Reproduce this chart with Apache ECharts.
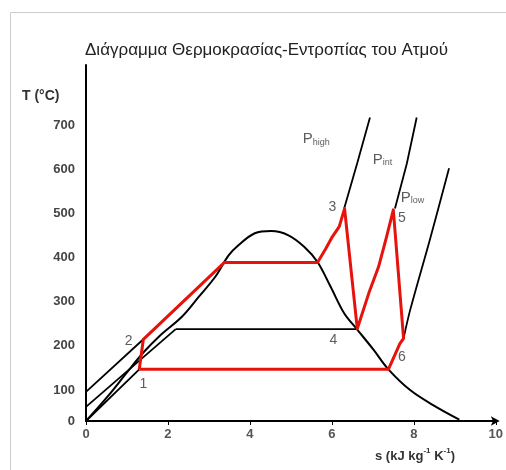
<!DOCTYPE html>
<html>
<head>
<meta charset="utf-8">
<script src="https://cdn.jsdelivr.net/npm/echarts@6/dist/echarts.min.js"></script>
<style>
html,body{margin:0;padding:0;background:#fff;}
#main{width:506px;height:470px;}
</style>
</head>
<body>
<div id="main"></div>
<script>
// s (kJ/kg K), T (°C) pairs
var dome = [[0,30],[0.55,88],[1.0,140],[1.4,185],[1.79,222],[2.34,266],[2.75,311],[3.15,356],[3.48,405],
	[3.72,428],[4.12,455],[4.52,460],[4.93,451],[5.33,424],[5.65,390],[5.97,334],[6.30,274],
	[6.62,237],[7.02,191],[7.38,147],[7.91,100],[8.47,66],[9.11,33]];
var pHighLiq = [[0,96],[1.40,215],[3.38,389]];
var pIntLiq = [[0,62],[2.19,238]];
var pLowLiq = [[0,30],[1.30,147]];
var pIntWet = [[2.19,238],[6.62,238]];
var pHighVap = [[6.30,511],[6.62,614],[6.93,717]];
var pIntVap = [[7.54,511],[7.83,613],[8.07,717]];
var pLowVap = [[7.75,217],[7.91,281],[8.39,440],[8.86,602]];
var cycle = [[1.30,147],[1.40,215],[3.38,389],[5.65,389],[5.85,420],[6.01,447],[6.18,470],[6.31,511],
	[6.62,239],[6.90,319],[7.14,379],[7.33,445],[7.50,508],[7.75,217],[7.66,205],[7.38,147],[1.30,147]];
var pointLabels = [['1',1.40,113],['2',1.04,211],['3',6.01,514],['4',6.04,213],['5',7.71,489],['6',7.71,175]];
var pressLabels = [['high',5.29,668],['int',7.00,621],['low',7.68,535]];
var yTicks = [30,100,200,300,400,500,600,700];
var xTicks = [0,2,4,6,8,10];

var myChart = echarts.init(document.getElementById('main'));

function blackLine(d, w, sm){
	return {
		type:'line', data:d, symbol:'none', silent:true, smooth:sm||false,
		lineStyle:{color:'#000', width:w||1.8}, z:2
	};
}

var option = {
	animation:false,
	backgroundColor:'#fff',
	title:{
		text:'Διάγραμμα Θερμοκρασίας-Εντροπίας του Ατμού',
		left:80, top:37,
		textStyle:{color:'#222', fontSize:17, fontWeight:'normal', fontFamily:'Liberation Sans'}
	},
	grid:{left:86, right:6, top:65, bottom:49},
	xAxis:{
		type:'value', min:0, max:10, interval:2,
		axisLine:{show:true, symbol:['none','arrow'], symbolSize:[7,9], symbolOffset:[0,4], lineStyle:{color:'#000', width:2}},
		axisTick:{show:true, length:4, lineStyle:{color:'#000'}},
		axisLabel:{color:'#555', fontSize:13, fontWeight:'bold', fontFamily:'Liberation Sans', margin:7,
			customValues:xTicks},
		splitLine:{show:false}
	},
	yAxis:{
		type:'value', min:30, max:836,
		axisLine:{show:true, lineStyle:{color:'#000', width:2}},
		axisTick:{show:false},
		axisLabel:{color:'#444', fontSize:13, fontWeight:'bold', fontFamily:'Liberation Sans', margin:11,
			customValues:yTicks,
			formatter:function(v){ return v===30 ? '0' : String(v); }},
		splitLine:{show:false}
	},
	graphic:[
		{type:'rect', shape:{x:10.5, y:12.5, width:600, height:600}, style:{fill:'none', stroke:'#ccc', lineWidth:1}, silent:true},
		{type:'text', left:22, top:89, style:{text:'T (°C)', fill:'#333', font:'bold 14px "Liberation Sans"'}},
		{type:'text', left:375, top:447, style:{
			text:'{a|s (kJ kg}{s|-1}{a| K}{s|-1}{a|)}',
			rich:{
				a:{fill:'#333', font:'bold 13px "Liberation Sans"', verticalAlign:'bottom'},
				s:{fill:'#333', font:'bold 8px "Liberation Sans"', verticalAlign:'top', padding:[0,0,8,0]}
			}
		}}
	],
	series:[
		blackLine(dome, 2, 0.35),
		blackLine(pHighLiq),
		blackLine(pIntLiq),
		blackLine(pLowLiq),
		blackLine(pIntWet, 1.6),
		blackLine(pHighVap),
		blackLine(pIntVap),
		blackLine(pLowVap, 1.8, 0.3),
		{
			type:'line', data:cycle, symbol:'none', silent:true, z:5,
			lineStyle:{color:'#e8120c', width:3, join:'round'}
		},
		{
			type:'scatter', symbolSize:0, silent:true, z:6,
			data:pointLabels.map(function(p){ return {name:p[0], value:[p[1],p[2]]}; }),
			label:{show:true, position:'inside', formatter:'{b}', color:'#333', fontSize:14, fontFamily:'Liberation Sans'}
		},
		{
			type:'scatter', symbolSize:0, silent:true, z:6,
			data:pressLabels.map(function(p){ return {name:p[0], value:[p[1],p[2]]}; }),
			label:{show:true, position:'right', distance:0, formatter:'{p|P}{s|{b}}',
				rich:{
					p:{color:'#333', fontSize:15, fontFamily:'Liberation Sans'},
					s:{color:'#333', fontSize:9, fontFamily:'Liberation Sans', verticalAlign:'bottom', padding:[6,0,0,0]}
				}}
		}
	]
};

if (option && typeof option === "object") {
	myChart.setOption(option, true);
}
window.onresize = myChart.resize;
</script>
</body>
</html>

◆ AIM OF THE EXERCISE ◆
The material above must be printed exactly, with its pictures left out.

◆ TASK ANSWER ◆
Reproduce this chart with Apache ECharts.
<!DOCTYPE html>
<html>
<head>
<meta charset="utf-8">
<script src="https://cdn.jsdelivr.net/npm/echarts@6/dist/echarts.min.js"></script>
<style>
html,body{margin:0;padding:0;background:#fff;}
#main{width:506px;height:470px;}
</style>
</head>
<body>
<div id="main"></div>
<script>
// s (kJ/kg K), T (°C) pairs
var dome = [[0,30],[0.55,88],[1.0,140],[1.4,185],[1.79,222],[2.34,266],[2.75,311],[3.15,356],[3.48,405],
	[3.72,428],[4.12,455],[4.52,460],[4.93,451],[5.33,424],[5.65,390],[5.97,334],[6.30,274],
	[6.62,237],[7.02,191],[7.38,147],[7.91,100],[8.47,66],[9.11,33]];
var pHighLiq = [[0,96],[1.40,215],[3.38,389]];
var pIntLiq = [[0,62],[2.19,238]];
var pLowLiq = [[0,30],[1.30,147]];
var pIntWet = [[2.19,238],[6.62,238]];
var pHighVap = [[6.30,511],[6.62,614],[6.93,717]];
var pIntVap = [[7.54,511],[7.83,613],[8.07,717]];
var pLowVap = [[7.75,217],[7.91,281],[8.39,440],[8.86,602]];
var cycle = [[1.30,147],[1.40,215],[3.38,389],[5.65,389],[5.85,420],[6.01,447],[6.18,470],[6.31,511],
	[6.62,239],[6.90,319],[7.14,379],[7.33,445],[7.50,508],[7.75,217],[7.66,205],[7.38,147],[1.30,147]];
var pointLabels = [['1',1.40,113],['2',1.04,211],['3',6.01,514],['4',6.04,213],['5',7.71,489],['6',7.71,175]];
var pressLabels = [['high',5.29,668],['int',7.00,621],['low',7.68,535]];
var yTicks = [30,100,200,300,400,500,600,700];
var xTicks = [0,2,4,6,8,10];

var myChart = echarts.init(document.getElementById('main'));

function blackLine(d, w, sm){
	return {
		type:'line', data:d, symbol:'none', silent:true, smooth:sm||false,
		lineStyle:{color:'#000', width:w||1.8}, z:2
	};
}

var option = {
	animation:false,
	backgroundColor:'#fff',
	title:{
		text:'Διάγραμμα Θερμοκρασίας-Εντροπίας του Ατμού',
		left:80, top:37,
		textStyle:{color:'#222', fontSize:17, fontWeight:'normal', fontFamily:'Liberation Sans'}
	},
	grid:{left:86, right:6, top:65, bottom:49},
	xAxis:{
		type:'value', min:0, max:10, interval:2,
		axisLine:{show:true, symbol:['none','arrow'], symbolSize:[7,9], symbolOffset:[0,4], lineStyle:{color:'#000', width:2}},
		axisTick:{show:true, length:4, lineStyle:{color:'#000'}},
		axisLabel:{color:'#555', fontSize:13, fontWeight:'bold', fontFamily:'Liberation Sans', margin:7,
			customValues:xTicks},
		splitLine:{show:false}
	},
	yAxis:{
		type:'value', min:30, max:836,
		axisLine:{show:true, lineStyle:{color:'#000', width:2}},
		axisTick:{show:false},
		axisLabel:{color:'#444', fontSize:13, fontWeight:'bold', fontFamily:'Liberation Sans', margin:11,
			customValues:yTicks,
			formatter:function(v){ return v===30 ? '0' : String(v); }},
		splitLine:{show:false}
	},
	graphic:[
		{type:'rect', shape:{x:10.5, y:12.5, width:600, height:600}, style:{fill:'none', stroke:'#ccc', lineWidth:1}, silent:true},
		{type:'text', left:22, top:89, style:{text:'T (°C)', fill:'#333', font:'bold 14px "Liberation Sans"'}},
		{type:'text', left:375, top:447, style:{
			text:'{a|s (kJ kg}{s|-1}{a| K}{s|-1}{a|)}',
			rich:{
				a:{fill:'#333', font:'bold 13px "Liberation Sans"', verticalAlign:'bottom'},
				s:{fill:'#333', font:'bold 8px "Liberation Sans"', verticalAlign:'top', padding:[0,0,8,0]}
			}
		}}
	],
	series:[
		blackLine(dome, 2, 0.35),
		blackLine(pHighLiq),
		blackLine(pIntLiq),
		blackLine(pLowLiq),
		blackLine(pIntWet, 1.6),
		blackLine(pHighVap),
		blackLine(pIntVap),
		blackLine(pLowVap, 1.8, 0.3),
		{
			type:'line', data:cycle, symbol:'none', silent:true, z:5,
			lineStyle:{color:'#e8120c', width:3, join:'round'}
		},
		{
			type:'scatter', symbolSize:0, silent:true, z:6,
			data:pointLabels.map(function(p){ return {name:p[0], value:[p[1],p[2]]}; }),
			label:{show:true, position:'inside', formatter:'{b}', color:'#333', fontSize:14, fontFamily:'Liberation Sans'}
		},
		{
			type:'scatter', symbolSize:0, silent:true, z:6,
			data:pressLabels.map(function(p){ return {name:p[0], value:[p[1],p[2]]}; }),
			label:{show:true, position:'right', distance:0, formatter:'{p|P}{s|{b}}',
				rich:{
					p:{color:'#333', fontSize:15, fontFamily:'Liberation Sans'},
					s:{color:'#333', fontSize:9, fontFamily:'Liberation Sans', verticalAlign:'bottom', padding:[6,0,0,0]}
				}}
		}
	]
};

if (option && typeof option === "object") {
	myChart.setOption(option, true);
}
window.onresize = myChart.resize;
</script>
</body>
</html>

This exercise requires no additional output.